In time of war, no loyal American citizen or peaceful resident should resent precautions taken for the common defense.

Urgent needs

Essentially, senior government officials admit that al Qaeda plans to illegally sneak terrorists across our borders and that we have no plan for dealing with that likelihood.

In World War II, we safely shipped more than 10 million troops through submarine-infested seas, built 100,000 combat planes in a single year and invented and deployed the first atomic bomb.

We are at war again and need to treat border security as a necessity. We need to meet the challenge with the same can-do spirit.

Here is one hard truth: We no longer can afford the luxury of not requiring national identification cards. Without biometric cards for every person living or traveling in the country, even secured borders will be insufficient.

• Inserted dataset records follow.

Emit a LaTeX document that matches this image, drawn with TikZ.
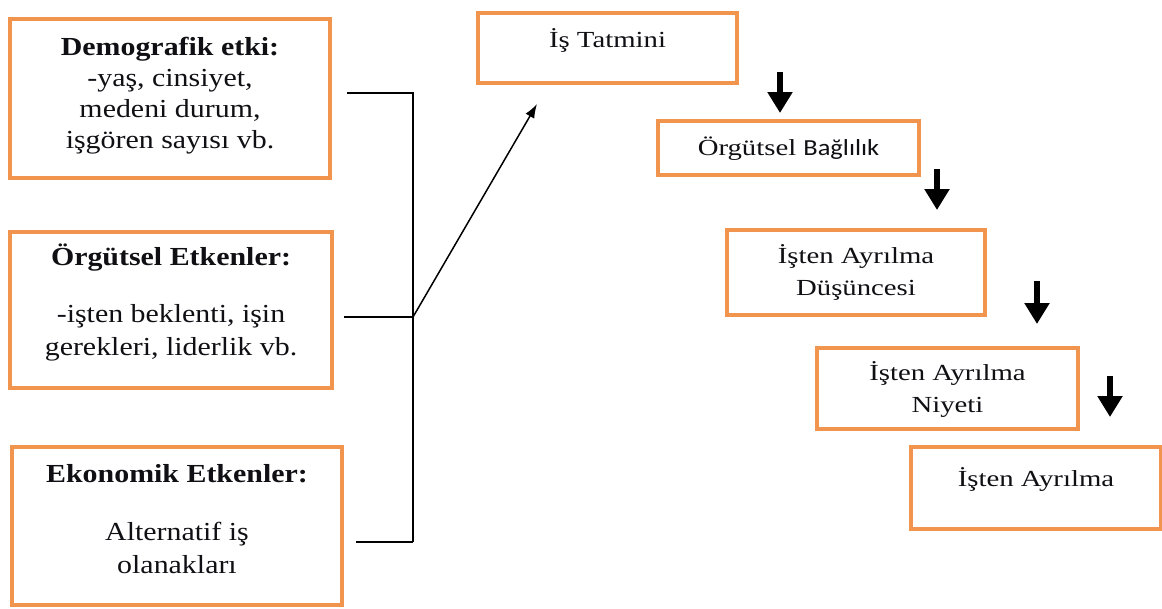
\documentclass[tikz,border=0pt]{standalone}
\usepackage{fontspec}
\setmainfont{Liberation Serif}
\newfontfamily\boxleftfont{Liberation Serif}[FakeStretch=1.15]
\newfontfamily\boxrightfont{Liberation Serif}[FakeStretch=1.25]
\newfontfamily\boxsansfont{Carlito}[FakeStretch=1.15]
\usetikzlibrary{arrows.meta}
\definecolor{boxorange}{RGB}{240,148,78}
\definecolor{inkdark}{RGB}{15,15,20}
\begin{document}
\begin{tikzpicture}[x=1pt,y=-1pt,
  box/.style={draw=boxorange,line width=4pt,inner sep=0pt,anchor=north west},
  ltxt/.style={inner sep=0pt,anchor=base,text=inkdark,font=\boxleftfont\fontsize{26}{30}\selectfont},
  ltitle/.style={ltxt,font=\boxleftfont\bfseries\fontsize{26}{30}\selectfont},
  rtxt/.style={inner sep=0pt,anchor=base,text=inkdark,font=\boxrightfont\fontsize{23}{26}\selectfont},
  conn/.style={line width=1.5pt,draw=black},
  bigarrow/.style={line width=5.5pt,draw=black,-{Triangle[length=21pt,width=24pt]}}]
\useasboundingbox[fill=white] (0,0) rectangle (1162,608);

% left boxes
\node[box,minimum width=320pt,minimum height=159pt] (b1) at (8,17) {};
\node[ltitle] (b1a) at ([yshift=-38pt]b1.north) {Demografik etki:};
\node[ltxt] (b1b) at ([yshift=-69pt]b1.north) {-yaş, cinsiyet,};
\node[ltxt] (b1c) at ([yshift=-100pt]b1.north) {medeni durum,};
\node[ltxt] (b1d) at ([yshift=-131pt]b1.north) {işgören sayısı vb.};

\node[box,minimum width=322pt,minimum height=156pt] (b2) at (8,230) {};
\node[ltitle] (b2a) at ([yshift=-35pt]b2.north) {Örgütsel Etkenler:};
\node[ltxt] (b2b) at ([yshift=-92pt]b2.north) {-işten beklenti, işin};
\node[ltxt] (b2c) at ([yshift=-125pt]b2.north) {gerekleri, liderlik vb.};

\node[box,minimum width=330pt,minimum height=158pt] (b3) at (10,445) {};
\node[ltitle] (b3a) at ([yshift=-37pt]b3.north) {Ekonomik Etkenler:};
\node[ltxt] (b3b) at ([yshift=-95pt]b3.north) {Alternatif iş};
\node[ltxt] (b3c) at ([yshift=-128pt]b3.north) {olanakları};

% right boxes
\node[box,minimum width=259pt,minimum height=70pt] (t1) at (476,11) {};
\node[rtxt] (t1a) at ([yshift=-36pt]t1.north) {İş Tatmini};

\node[box,minimum width=261pt,minimum height=54pt] (t2) at (656,119) {};
\node[rtxt] (t2a) at ([yshift=-36pt]t2.north) {Örgütsel {\boxsansfont Bağlılık}};

\node[box,minimum width=258pt,minimum height=85pt] (t3) at (725,228) {};
\node[rtxt] (t3a) at ([yshift=-35pt]t3.north) {İşten Ayrılma};
\node[rtxt] (t3b) at ([yshift=-67pt]t3.north) {Düşüncesi};

\node[box,minimum width=261pt,minimum height=81pt] (t4) at (815,346) {};
\node[rtxt] (t4a) at ([yshift=-34pt]t4.north) {İşten Ayrılma};
\node[rtxt] (t4b) at ([yshift=-66pt]t4.north) {Niyeti};

\node[box,minimum width=250pt,minimum height=82pt] (t5) at (909,445) {};
\node[rtxt] (t5a) at ([yshift=-41pt]t5.north) {İşten Ayrılma};

% bracket connector
\coordinate (j1) at (413,93);
\coordinate (j2) at (413,317);
\coordinate (j3) at (413,542);
\draw[conn] (b1.east |- j1) ++(15,0) -- (j1) -- (j3);
\draw[conn] (b2.east |- j2) ++(10,0) -- (j2);
\draw[conn] (b3.east |- j3) ++(12,0) -- (j3);
\draw[conn,-{Latex[length=14pt,width=10pt]}] (j2) -- ([xshift=61pt,yshift=-19pt]t1.south west);

% step arrows
\draw[bigarrow] ([xshift=41pt,yshift=13pt]t1.south east) -- ++(0,41);
\draw[bigarrow] ([xshift=16pt,yshift=8pt]t2.south east) -- ++(0,41);
\draw[bigarrow] ([xshift=50pt,yshift=36pt]t3.south east) -- ++(0,43);
\draw[bigarrow] ([xshift=30pt,yshift=55pt]t4.south east) -- ++(0,41);
\end{tikzpicture}
\end{document}
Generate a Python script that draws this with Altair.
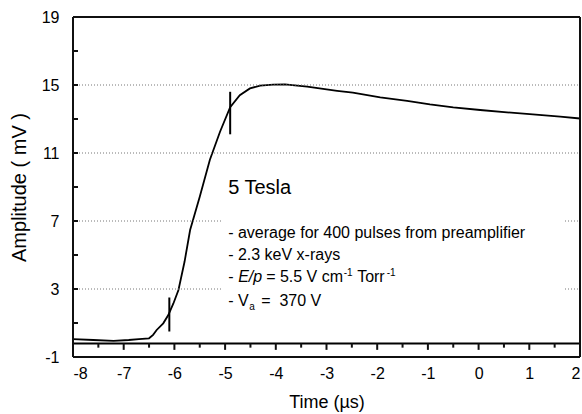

Complacency also rules in the government′s search for reliable translators of Arabic and related languages. The FBI admits to a backlog of 120,000 hours of potentially valuable intercepts. The State Department admits that only one in five of 279 Arabic translators is fluent enough to manage the subtlety of the language. The military has similar problems.

Aside from classified material is a much larger domain of what intelligence officials call open sources -- newspapers, Internet sites, magazine articles, television and radio broadcasts -- that are not even submitted to our translators. And yet Arabic-language Internet sites are the primary medium for spreading Islamist doctrine -- and communicating operational information for terrorists.

What we obviously need are tens of thousands of non-Muslim Arabic translators.

Challenge and strategy

The challenge for America and the West is that we must try to more or less simultaneously shield our nations from the Islamists; strengthen our own cultural vigor, laws and military capacity; and shrewdly intervene in the Islamic world to establish healthy economic and political connections.

These connections include creating a free and self-sufficient Iraq and Afghanistan, and perhaps, if the Israelis and Palestinians establish a lasting peace, pouring capital investment into the West Bank to promote mutual prosperity.

The best strategy to fend off and reverse the Islamist threat is to strengthen the alliance between the United States and Europe.

Of course, Christian Southern Africa (390 million of Africa′s approximately 850 million people), Hindu India, non-Muslim Southeast Asia, Christian Latin America and Russia all have important roles to play in defeating the Islamist jihadists.

But a defense of the West without the birthplace of the West -- Europe -- is almost unthinkable. If Europe becomes Eurabia, it would mean the loss of our cultural and historic first cousins, our closest economic and military allies, and the source of our own civilization. This is a condition Americans should dread and should move mountains to avoid.

It bears repeating: An Islamified Europe would be as great a threat to the United States today as a Nazified Europe would have been in the 1940s.

Even before Pearl Harbor, President Roosevelt understood that a Nazi-dominated Europe would be more than a fearsome military and industrial threat. It would be a civilizational threat.

Now we face another such threat in insurgent Islam.